"You shall know the truth, and the truth shall make you odd." ~Flannery O'Connor

Thursday, November 14, 2013

"The End of Protestantism" turns out to be...Protestant

When it came out last week, I had intended to write a lengthy rebuttal of Peter Leithart's First Things piece "The End of Protestantism." But if you know much about church history, reading it for yourself makes that unnecessary. For what Leithart is advocating, which he calls "reformational Catholicism," has been around since the 16th century. It's called "Anglicanism"--or more precisely, what used to be called "broad-church Anglicanism." C.S. Lewis would have been quite comfortable with it. Leithart's brand doesn't require England, but it's just the sort of via media of which traditional Anglicans are so uniquely proud.

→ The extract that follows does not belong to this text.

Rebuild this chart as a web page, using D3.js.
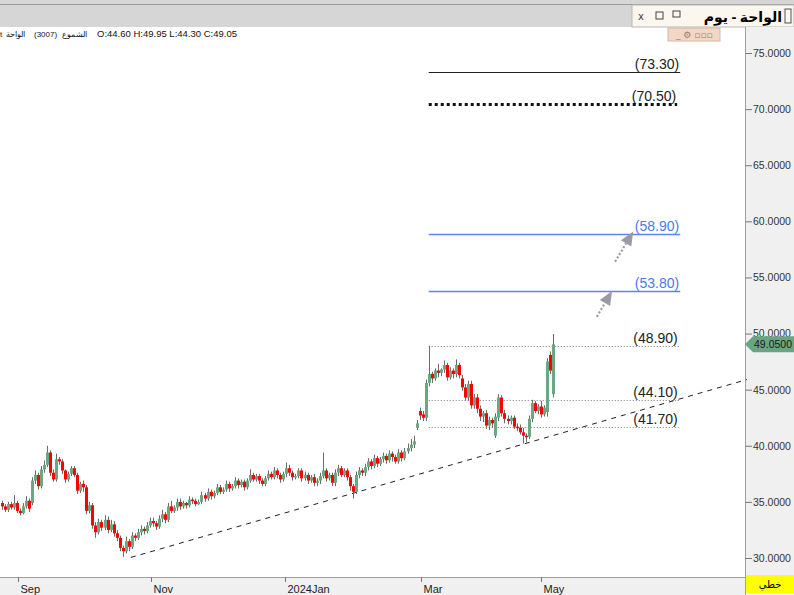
<!DOCTYPE html>
<html><head><meta charset="utf-8">
<script src="https://cdn.jsdelivr.net/npm/d3@7"></script>
<style>body{margin:0;background:#fff;overflow:hidden}svg{display:block;font-family:"DejaVu Sans",sans-serif}</style>
</head><body><svg id="c" width="794" height="595"></svg>
<script>
// candles, one per trading day, oldest first
var opens = [34.9,34.6,34.3,34.8,34.5,34.9,34.2,34.0,34.6,35.1,
 34.9,36.9,37.4,36.4,37.9,38.3,39.4,37.6,37.0,38.8,
 38.6,37.8,37.0,37.5,38.0,37.4,36.0,36.6,36.3,34.2,
 34.7,32.9,32.3,33.2,32.7,33.4,32.5,33.0,32.2,31.8,
 30.9,30.6,31.5,31.0,32.0,31.8,32.3,32.6,32.4,32.9,
 33.3,33.1,32.8,33.5,33.9,33.4,34.6,34.2,34.5,35.0,
 34.6,34.9,34.7,35.2,35.1,34.8,35.0,35.6,35.3,35.9,
 35.5,35.8,36.3,35.9,36.1,36.6,36.2,36.4,36.9,36.5,
 36.8,36.3,36.9,37.4,37.0,37.3,36.9,36.6,37.1,37.5,
 37.2,37.8,37.4,37.0,37.5,38.0,37.6,37.2,37.3,37.8,
 37.1,37.4,36.9,37.2,36.7,36.9,37.3,37.8,37.1,37.4,
 36.7,37.6,38.0,37.4,37.8,37.2,36.4,35.9,37.4,37.8,
 37.6,38.1,38.6,38.2,38.9,38.4,38.8,39.1,38.7,39.3,
 39.0,38.6,39.4,38.9,39.5,39.8,40.1,41.6,43.1,42.8,
 42.5,45.6,46.4,46.0,46.7,46.5,46.8,47.2,46.1,46.7,
 46.4,47.2,46.0,45.2,44.3,45.5,43.6,44.3,43.3,42.6,
 42.9,41.8,42.3,40.9,42.5,44.3,42.9,42.4,42.2,42.5,
 41.7,41.6,41.2,40.9,40.8,42.4,43.8,43.1,43.5,42.8,43.0,48.1,44.6];
var highs = [35.1,34.8,35.0,35.0,35.6,35.1,34.4,34.9,35.5,35.3,
 37.2,37.8,37.6,38.2,38.7,40.0,39.6,37.9,39.3,39.0,
 38.8,37.9,37.7,38.2,38.2,37.6,36.8,36.9,36.5,35.0,
 34.9,33.2,33.5,33.4,33.8,33.7,33.4,33.3,32.5,32.0,
 31.1,31.9,31.7,32.3,32.2,32.6,32.9,32.8,33.2,33.6,
 33.6,33.3,33.8,34.3,34.1,34.9,35.1,34.7,35.3,35.3,
 35.1,35.0,35.5,35.4,35.3,35.2,35.9,35.8,36.2,36.1,
 36.0,36.6,36.5,36.3,36.9,36.8,36.6,37.2,37.1,37.0,
 37.0,37.1,37.9,37.6,37.5,37.5,37.1,37.3,37.8,37.7,
 38.1,38.0,37.6,37.7,38.5,38.3,37.8,37.5,38.0,38.0,
 37.7,37.6,37.4,37.5,37.1,37.6,39.4,38.0,37.6,37.6,
 37.9,38.3,38.2,38.0,38.0,37.4,36.6,37.7,38.1,38.0,
 38.4,38.9,38.8,39.2,39.1,39.0,39.4,39.3,39.6,39.5,
 39.2,39.7,39.6,39.8,40.2,40.6,40.9,42.3,43.4,43.1,
 45.9,48.9,46.6,46.9,47.3,46.9,47.6,47.4,47.0,46.9,
 47.7,47.4,46.3,45.5,45.8,45.8,44.6,44.6,43.6,43.1,
 43.2,42.6,42.5,42.9,44.6,44.5,43.2,42.7,42.7,42.7,
 42.0,41.9,41.6,41.1,42.7,44.1,44.0,43.7,44.0,43.6,47.8,48.4,49.95];
var lows = [34.3,34.1,34.1,34.3,34.3,34.0,33.8,33.9,34.4,34.1,
 34.7,36.6,36.1,36.2,37.6,38.1,37.3,36.8,36.8,38.3,
 37.5,36.7,36.8,37.3,37.2,35.7,35.8,35.9,33.9,34.0,
 32.6,31.8,32.1,32.4,32.5,32.2,32.3,31.9,31.5,30.6,
 30.1,30.4,30.6,30.8,31.5,31.6,32.0,32.1,32.2,32.7,
 32.8,32.5,32.6,33.2,33.1,33.2,34.0,34.0,34.2,34.3,
 34.4,34.4,34.5,34.8,34.6,34.7,34.8,35.0,35.1,35.2,
 35.3,35.6,35.7,35.7,35.9,35.9,36.0,36.2,36.2,36.3,
 36.0,36.1,36.7,36.8,36.8,36.6,36.4,36.4,36.9,37.0,
 37.0,37.1,36.7,36.8,37.2,37.3,36.9,37.0,37.1,36.8,
 36.9,36.6,36.7,36.4,36.4,36.6,37.1,36.8,36.9,36.4,
 36.4,37.3,37.2,37.2,36.9,36.0,35.3,35.7,37.1,37.3,
 37.3,37.8,37.9,38.0,38.1,38.2,38.5,38.4,38.5,38.6,
 38.4,38.4,38.6,38.7,39.3,39.5,39.8,41.4,42.3,42.2,
 42.2,45.3,45.6,45.8,46.1,46.2,46.5,45.8,45.9,46.0,
 46.1,46.0,44.9,44.0,44.0,43.3,43.3,42.9,42.2,42.1,
 41.5,41.4,41.6,40.7,42.2,42.6,42.0,41.9,41.9,41.5,
 41.3,41.0,40.2,40.3,40.6,42.1,42.9,42.8,42.5,42.6,42.6,46.4,44.3];
var closes = [34.6,34.3,34.8,34.5,34.9,34.2,34.0,34.6,35.1,34.4,
 36.9,37.4,36.4,37.9,38.3,39.4,37.6,37.0,38.8,38.6,
 37.8,37.0,37.5,38.0,37.4,36.0,36.6,36.3,34.2,34.7,
 32.9,32.3,33.2,32.7,33.4,32.5,33.0,32.2,31.8,30.9,
 30.6,31.5,31.0,32.0,31.8,32.3,32.6,32.4,32.9,33.3,
 33.1,32.8,33.5,33.9,33.4,34.6,34.2,34.5,35.0,34.6,
 34.9,34.7,35.2,35.1,34.8,35.0,35.6,35.3,35.9,35.5,
 35.8,36.3,35.9,36.1,36.6,36.2,36.4,36.9,36.5,36.8,
 36.3,36.9,37.4,37.0,37.3,36.9,36.6,37.1,37.5,37.2,
 37.8,37.4,37.0,37.5,38.0,37.6,37.2,37.3,37.8,37.1,
 37.4,36.9,37.2,36.7,36.9,37.3,37.8,37.1,37.4,36.7,
 37.6,38.0,37.4,37.8,37.2,36.4,35.9,37.4,37.8,37.6,
 38.1,38.6,38.2,38.9,38.4,38.8,39.1,38.7,39.3,39.0,
 38.6,39.4,38.9,39.5,39.8,40.1,40.4,42.0,42.7,42.5,
 45.6,46.4,46.0,46.7,46.5,46.8,47.2,46.1,46.7,46.4,
 47.2,46.3,45.2,44.3,45.5,43.6,44.3,43.3,42.6,42.9,
 41.8,42.3,42.0,42.6,44.3,42.9,42.4,42.2,42.5,41.7,
 41.6,41.2,40.9,40.8,42.4,43.8,43.1,43.5,42.8,43.4,47.5,46.7,49.05];

var monthLabels = ["Sep","Nov","2024Jan","Mar","May"];
var monthIdx = [5.5,49.5,93.7,138.5,178.2];
var priceTicks = [30,35,40,45,50,55,60,65,70,75];

// drawn studies
var levels = [
  {v:73.30, from:141, to:224, kind:"solid"},
  {v:70.50, from:141, to:223, kind:"bigdot"},
  {v:58.90, from:141, to:224, kind:"blue"},
  {v:53.80, from:141, to:224, kind:"blue"},
  {v:48.90, from:141, to:223.5, kind:"dot"},
  {v:44.10, from:141, to:223.5, kind:"dot"},
  {v:41.70, from:141, to:223.5, kind:"dot"}
];
var trendPts = [[42.7,30.05],[246,45.9]];
var arrows = [[[196.5,51.5],[201.5,53.8]],[[202.5,56.4],[208.5,59.1]]];
var lastPrice = 49.05;
var infoParts = [["t",0],["الواحة",6],["(3007)",34],["الشموع",62],["O:44.60  H:49.95  L:44.30  C:49.05",97]];

var svg = d3.select("#c");
var W = 794, H = 595, plotR = 745, plotT = 27, plotB = 577;

var xi = function(i){ return 1.5 + i*3.03; };
var y = d3.scaleLinear().domain([30,75]).range([558,53]);

svg.append("rect").attr("width",W).attr("height",H).attr("fill","#fff");

// header
svg.append("rect").attr("x",0).attr("y",0).attr("width",W).attr("height",27).attr("fill","#d6d6d6");
svg.append("line").attr("x1",0).attr("x2",W).attr("y1",4.5).attr("y2",4.5).attr("stroke","#9a9a9a");
svg.append("rect").attr("x",632).attr("y",5).attr("width",W-632).attr("height",22).attr("fill","#fbf6ee").attr("stroke","#b8b8b8");
svg.append("text").attr("x",782).attr("y",22).attr("text-anchor","end").attr("font-size",14).attr("font-weight","bold")
  .attr("font-family","Noto Sans, DejaVu Sans").text("الواحة - يوم");
svg.append("rect").attr("x",785).attr("y",9).attr("width",6).attr("height",14).attr("fill","none").attr("stroke","#555");
svg.append("text").attr("x",638).attr("y",20).attr("font-size",10).attr("fill","#444").text("x");
svg.append("rect").attr("x",656).attr("y",12).attr("width",7).attr("height",7).attr("fill","none").attr("stroke","#444");
svg.append("rect").attr("x",673).attr("y",11).attr("width",7).attr("height",6).attr("fill","none").attr("stroke","#444");
infoParts.forEach(function(p){
  svg.append("text").attr("x",p[1]).attr("y",37).attr("font-size",p[1]===97?9.5:8).attr("fill","#111")
    .attr("font-family","Liberation Sans, Arial").text(p[0]);
});
svg.append("rect").attr("x",668).attr("y",28).attr("width",52).attr("height",13).attr("fill","#f2d7c6").attr("stroke","#d6b6a3");
svg.append("text").attr("x",676).attr("y",38).attr("font-size",9).attr("fill","#9a7f70").text("_  ⚙  ▫▫▫");

// right axis + bottom axis panels
svg.append("rect").attr("x",plotR).attr("y",27).attr("width",W-plotR).attr("height",H-27).attr("fill","#f0f0f0");
svg.append("rect").attr("x",0).attr("y",plotB).attr("width",plotR).attr("height",H-plotB).attr("fill","#f0f0f0");
svg.append("line").attr("x1",plotR+0.5).attr("x2",plotR+0.5).attr("y1",27).attr("y2",H).attr("stroke","#a0a0a0");
svg.append("line").attr("x1",0).attr("x2",plotR).attr("y1",plotB+0.5).attr("y2",plotB+0.5).attr("stroke","#a0a0a0");

var ya = svg.append("g").attr("transform","translate("+(plotR+1)+",0)")
  .call(d3.axisRight(y).tickValues(priceTicks).tickFormat(d3.format(".4f")).tickSize(6).tickPadding(1));
ya.select(".domain").remove();
ya.selectAll("line").attr("stroke","#777");
ya.selectAll("text").attr("font-size",10.5).attr("fill","#333").attr("font-family","Liberation Sans, Arial");

var xa = svg.append("g").attr("transform","translate(0,"+plotB+")");
monthIdx.forEach(function(m,k){
  var px = Math.round(xi(m))+0.5;
  xa.append("line").attr("x1",px).attr("x2",px).attr("y1",0).attr("y2",5).attr("stroke","#777");
  xa.append("text").attr("x",px+2).attr("y",16).attr("font-size",11).attr("fill","#222")
    .attr("font-family","Liberation Sans, Arial").text(monthLabels[k]);
});

// levels
var plot = svg.append("g");
levels.forEach(function(l){
  var yy = Math.round(y(l.v))+0.5;
  var ln = plot.append("line").attr("x1",xi(l.from)).attr("x2",xi(l.to)).attr("y1",yy).attr("y2",yy);
  if(l.kind==="solid") ln.attr("stroke","#222").attr("stroke-width",1);
  if(l.kind==="bigdot") ln.attr("stroke","#111").attr("stroke-width",3).attr("stroke-dasharray","3,3");
  if(l.kind==="blue") ln.attr("stroke","#5b86f2").attr("stroke-width",1.3);
  if(l.kind==="dot") ln.attr("stroke","#777").attr("stroke-dasharray","1,2");
  plot.append("text").attr("x",xi(l.to)-1).attr("y",yy-4).attr("text-anchor","end")
    .attr("font-size",14).attr("font-family","Liberation Sans, Arial")
    .attr("fill", l.kind==="blue" ? "#4a79ee" : "#222")
    .text("(" + l.v.toFixed(2) + ")");
});

// trend line
plot.append("line").attr("x1",xi(trendPts[0][0])).attr("y1",y(trendPts[0][1]))
  .attr("x2",xi(trendPts[1][0])).attr("y2",y(trendPts[1][1]))
  .attr("stroke","#222").attr("stroke-width",1).attr("stroke-dasharray","5,5");

// arrows
arrows.forEach(function(a){
  var x1=xi(a[0][0]), y1=y(a[0][1]), x2=xi(a[1][0]), y2=y(a[1][1]);
  var ang = Math.atan2(y2-y1,x2-x1), L=14, hw=6;
  var bx = x2 - L*Math.cos(ang), by = y2 - L*Math.sin(ang);
  plot.append("line").attr("x1",x1).attr("y1",y1).attr("x2",bx).attr("y2",by)
    .attr("stroke","#9a9aa2").attr("stroke-width",2.2).attr("stroke-dasharray","2,2");
  var p = [[x2,y2],[bx+hw*Math.sin(ang),by-hw*Math.cos(ang)],[bx-hw*Math.sin(ang),by+hw*Math.cos(ang)]];
  plot.append("path").attr("d","M"+p.map(function(q){return q.join(",");}).join("L")+"Z").attr("fill","#9a9aa2");
});

// candles
var idx = d3.range(closes.length);
var cg = plot.append("g");
cg.selectAll("line.w").data(idx).join("line")
  .attr("x1",function(i){return Math.round(xi(i))+0.5;}).attr("x2",function(i){return Math.round(xi(i))+0.5;})
  .attr("y1",function(i){return y(highs[i]);}).attr("y2",function(i){return y(lows[i]);})
  .attr("stroke","#6b6b6b");
cg.selectAll("rect").data(idx).join("rect")
  .attr("x",function(i){return Math.round(xi(i))-1;}).attr("width",3)
  .attr("y",function(i){return y(Math.max(opens[i],closes[i]));})
  .attr("height",function(i){return Math.max(1.5, Math.abs(y(opens[i])-y(closes[i])));})
  .attr("fill",function(i){return closes[i]>=opens[i] ? "#69a883" : "#ff0000";});

// last price tag
var ly = y(lastPrice);
svg.append("path").attr("d","M"+(plotR)+","+ly+"L"+(plotR+8)+","+(ly-8)+"L"+W+","+(ly-8)+"L"+W+","+(ly+8)+"L"+(plotR+8)+","+(ly+8)+"Z")
  .attr("fill","#6aa583");
svg.append("text").attr("x",W-2).attr("y",ly+4).attr("text-anchor","end").attr("font-size",10.5)
  .attr("font-family","Liberation Sans, Arial").attr("fill","#1a1a1a").text(lastPrice.toFixed(4));

// bottom right box
svg.append("rect").attr("x",plotR+1).attr("y",575).attr("width",W-plotR-1).attr("height",18).attr("fill","#ffff00");
svg.append("text").attr("x",770).attr("y",588).attr("text-anchor","middle").attr("font-size",10)
  .attr("font-family","Noto Sans, DejaVu Sans").text("خطي");
</script></body></html>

The thing is, broad-church Anglicanism, whether English or not, is essentially Protestant--as Queen Elizabeth I rightly insisted. Like confessional Lutheranism and Calvinism, to be sure, it considers itself Catholic in the only sense that matters. In that sense of 'Catholic', Roman and Eastern Catholicism do not together constitute the Catholic Church, but are at most branches thereof, if not sects. But the belief that the communion of churches calling itself "the Catholic Church" is not, in fact, the Catholic Church is what makes Anglicanism in all its forms Protestant. Thus the terminus at which Leithart's "end of Protestantism" arrives is--well, Protestant.

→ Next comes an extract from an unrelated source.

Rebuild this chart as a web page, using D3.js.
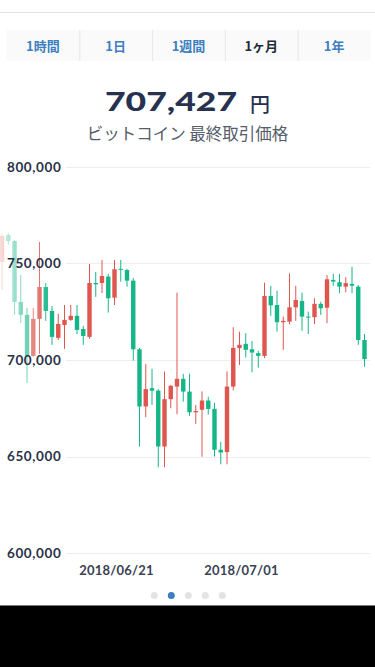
<!DOCTYPE html>
<html><head><meta charset="utf-8">
<script src="https://cdn.jsdelivr.net/npm/d3@7"></script>
<style>
html,body{margin:0;padding:0;background:#fff;}
svg{display:block;}
</style></head>
<body>
<svg id="c" width="375" height="667"></svg>
<script>
// ---- data ----
const tabs = ["1時間", "1日", "1週間", "1ヶ月", "1年"];
const activeTab = "1ヶ月";
const lastPrice = "707,427";
const priceUnit = "円";
const subtitle = "ビットコイン 最終取引価格";
const times = [
"2018-06-11T21:00","2018-06-12T09:00","2018-06-12T21:00","2018-06-13T09:00","2018-06-13T21:00",
"2018-06-14T09:00","2018-06-14T21:00","2018-06-15T09:00","2018-06-15T21:00","2018-06-16T09:00",
"2018-06-16T21:00","2018-06-17T09:00","2018-06-17T21:00","2018-06-18T09:00","2018-06-18T21:00",
"2018-06-19T09:00","2018-06-19T21:00","2018-06-20T09:00","2018-06-20T21:00","2018-06-21T09:00",
"2018-06-21T21:00","2018-06-22T09:00","2018-06-22T21:00","2018-06-23T09:00","2018-06-23T21:00",
"2018-06-24T09:00","2018-06-24T21:00","2018-06-25T09:00","2018-06-25T21:00","2018-06-26T09:00",
"2018-06-26T21:00","2018-06-27T09:00","2018-06-27T21:00","2018-06-28T09:00","2018-06-28T21:00",
"2018-06-29T09:00","2018-06-29T21:00","2018-06-30T09:00","2018-06-30T21:00","2018-07-01T09:00",
"2018-07-01T21:00","2018-07-02T09:00","2018-07-02T21:00","2018-07-03T09:00","2018-07-03T21:00",
"2018-07-04T09:00","2018-07-04T21:00","2018-07-05T09:00","2018-07-05T21:00","2018-07-06T09:00",
"2018-07-06T21:00","2018-07-07T09:00","2018-07-07T21:00","2018-07-08T09:00","2018-07-08T21:00",
"2018-07-09T09:00","2018-07-09T21:00","2018-07-10T09:00","2018-07-10T21:00"];
const open = [
750800,764700,761600,730100,723400,702200,721300,737800,725400,711500,
718200,720800,722900,716100,712000,739900,739900,743200,732300,747200,
746600,741100,705600,676000,685500,684200,655300,679800,686300,690300,
683700,673000,674300,679100,674800,653600,652400,686300,706200,708400,
705600,703600,702200,733200,728500,719600,719900,727300,730600,722500,
722200,729100,727100,741500,740300,738000,739400,738000,710400];
const high = [
765200,765800,762100,744000,727000,727000,761100,739900,728000,723900,
728500,728500,728500,717700,749700,745600,751800,744600,751800,751800,
747200,742500,706300,697900,695500,685100,694100,687200,734900,692900,
692900,676800,683800,681000,677900,657700,694200,717000,714700,713900,
709900,704800,740100,738400,735900,722500,744900,738400,734900,725100,
732000,730200,744000,744600,744600,742900,748300,738900,713500];
const low = [
736300,759600,723400,719200,688200,701700,703200,720300,707900,710400,
705800,720300,713500,707900,711000,732700,734700,724600,728500,740600,
738000,699700,655300,670500,676800,644600,644600,675100,672000,678500,
671200,667000,650000,671800,650100,646100,646100,684300,697500,701400,
693700,696100,701000,722900,714700,705300,718600,720300,715100,713500,
718600,723400,719100,738400,734600,735100,734600,707900,696600];
const close = [
764200,761600,730100,723400,702200,721300,737800,725400,712000,718700,
720800,722900,715600,712500,739900,739200,743500,732000,747000,746700,
741100,705600,676000,685000,684200,655300,679800,686700,690300,683700,
673000,673700,679100,674700,653600,652200,686300,706300,707900,705300,
703900,702200,733200,728300,719600,720300,727300,731100,722500,722000,
729100,726800,741800,740600,738000,739800,738500,710400,700500];
const yTicks = [600000, 650000, 700000, 750000, 800000];
const xTicks = ["2018-06-21T00:00", "2018-07-01T00:00"];

// ---- drawing ----
const svg = d3.select("#c");
const W = 375;
const upColor = "#de564e", downColor = "#14b688";
const parse = d3.utcParse("%Y-%m-%dT%H:%M");
const dates = times.map(parse);
const candles = dates.map((d, i) => ({d, o: open[i], h: high[i], l: low[i], c: close[i]}));

svg.append("rect").attr("width", W).attr("height", 667).attr("fill", "#fff");
// top hairline
svg.append("line").attr("x1", 0).attr("x2", W).attr("y1", 12.5).attr("y2", 12.5)
  .attr("stroke", "#e2e2e2").attr("stroke-width", 1);

// tabs
const tabX = d3.scaleBand().domain(tabs).range([6.5, 370.5]);
svg.append("rect").attr("x", 6.5).attr("y", 30).attr("width", 364).attr("height", 31).attr("fill", "#fafafa");
const tg = svg.append("g");
tabs.forEach((t, i) => {
  if (i > 0) tg.append("line").attr("x1", tabX(t) + 0.5).attr("x2", tabX(t) + 0.5)
    .attr("y1", 30).attr("y2", 61).attr("stroke", "#e6e6e6");
  tg.append("text").attr("x", tabX(t) + tabX.bandwidth() / 2).attr("y", 51)
    .attr("text-anchor", "middle")
    .attr("font-family", "'Noto Sans CJK JP', sans-serif")
    .attr("font-size", 13).attr("font-weight", t === activeTab ? 700 : 600)
    .attr("fill", t === activeTab ? "#222a38" : "#3d7fc0").text(t);
});

// title
svg.append("text").attr("x", 105).attr("y", 111)
  .attr("fill", "#263250")
  .attr("font-family", "Lato, sans-serif").attr("font-weight", 900)
  .attr("font-size", 26).attr("textLength", 132).attr("lengthAdjust", "spacingAndGlyphs")
  .text(lastPrice);
svg.append("text").attr("x", 250).attr("y", 112).attr("fill", "#263250")
  .attr("font-family", "'Noto Sans CJK JP', sans-serif")
  .attr("font-weight", 500).attr("font-size", 20).text(priceUnit);
svg.append("text").attr("x", 187.5).attr("y", 140).attr("text-anchor", "middle")
  .attr("font-family", "'Noto Sans CJK JP', sans-serif").attr("font-size", 16.5)
  .attr("fill", "#555c6a").text(subtitle);

// scales
const x = d3.scaleUtc().domain([dates[0], dates[dates.length - 1]]).range([2, 364.5]);
const y = d3.scaleLinear().domain([600000, 800000]).range([553.4, 166.8]);

// grid
svg.append("g").selectAll("line").data(yTicks).join("line")
  .attr("x1", 66).attr("x2", 370)
  .attr("y1", d => Math.round(y(d)) + 0.5).attr("y2", d => Math.round(y(d)) + 0.5)
  .attr("stroke", "#eeeeee");

// candles
const cg = svg.append("g");
const bw = 4.4;
cg.selectAll("line.wick").data(candles).join("line").attr("class", "wick")
  .attr("x1", d => x(d.d)).attr("x2", d => x(d.d))
  .attr("y1", d => y(d.h)).attr("y2", d => y(d.l))
  .attr("stroke", d => d.c >= d.o ? upColor : downColor).attr("stroke-width", 1);
cg.selectAll("rect.body").data(candles).join("rect").attr("class", "body")
  .attr("x", d => x(d.d) - bw / 2).attr("width", bw)
  .attr("y", d => y(Math.max(d.o, d.c)))
  .attr("height", d => Math.max(1, Math.abs(y(d.o) - y(d.c))))
  .attr("fill", d => d.c >= d.o ? upColor : downColor);

// left fade
const defs = svg.append("defs");
const grad = defs.append("linearGradient").attr("id", "fade").attr("x1", 0).attr("x2", 1).attr("y1", 0).attr("y2", 0);
grad.append("stop").attr("offset", 0).attr("stop-color", "#fff").attr("stop-opacity", 0.8);
grad.append("stop").attr("offset", 1).attr("stop-color", "#fff").attr("stop-opacity", 0);
svg.append("rect").attr("x", 0).attr("y", 160).attr("width", 52).attr("height", 400).attr("fill", "url(#fade)");

// y labels
svg.append("g").selectAll("text").data(yTicks).join("text")
  .attr("x", 7).attr("y", d => y(d)).attr("dy", "0.35em")
  .attr("font-family", "Lato, sans-serif").attr("font-weight", 700).attr("font-size", 13.5)
  .attr("letter-spacing", 0.6)
  .attr("fill", "#2a3248").text(d => d3.format(",")(d));

// x labels
const xAxis = d3.axisBottom(x).tickValues(xTicks.map(parse)).tickSize(0).tickFormat(d3.utcFormat("%Y/%m/%d"));
const xg = svg.append("g").attr("transform", "translate(0,560)").call(xAxis);
xg.select(".domain").remove();
xg.selectAll("text").attr("font-family", "Lato, sans-serif").attr("font-weight", 700)
  .attr("font-size", 13).attr("letter-spacing", 0.2).attr("fill", "#3a4254").attr("dy", "0.95em");

// page dots
const pages = [0, 1, 2, 3, 4];
const activePage = 1;
const px = d3.scalePoint().domain(pages).range([154.3, 222.3]);
svg.append("g").selectAll("circle").data(pages).join("circle")
  .attr("cx", d => px(d)).attr("cy", 595.5).attr("r", 3.5)
  .attr("fill", d => d === activePage ? "#3a7fc0" : "#e3e3e3");

// bottom black bar
svg.append("rect").attr("x", 0).attr("y", 605).attr("width", W).attr("height", 1).attr("fill", "#777");
svg.append("rect").attr("x", 0).attr("y", 606).attr("width", W).attr("height", 61).attr("fill", "#000");
</script>
</body></html>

It should be evident that all Protestant attempts to transcend the thing that used to be called Protestantism--such as "non-denominational" Christianity, or pentecostalism--end by coming similarly full circle. That is inevitable so long as those making the attempt fail to see that the Church Christ founded perdures as a visible and unitary whole, from which all other self-described "churches" are in varying degrees of schism--even as those degrees mark, inversely, the degrees of "imperfect communion" with the Church Christ founded.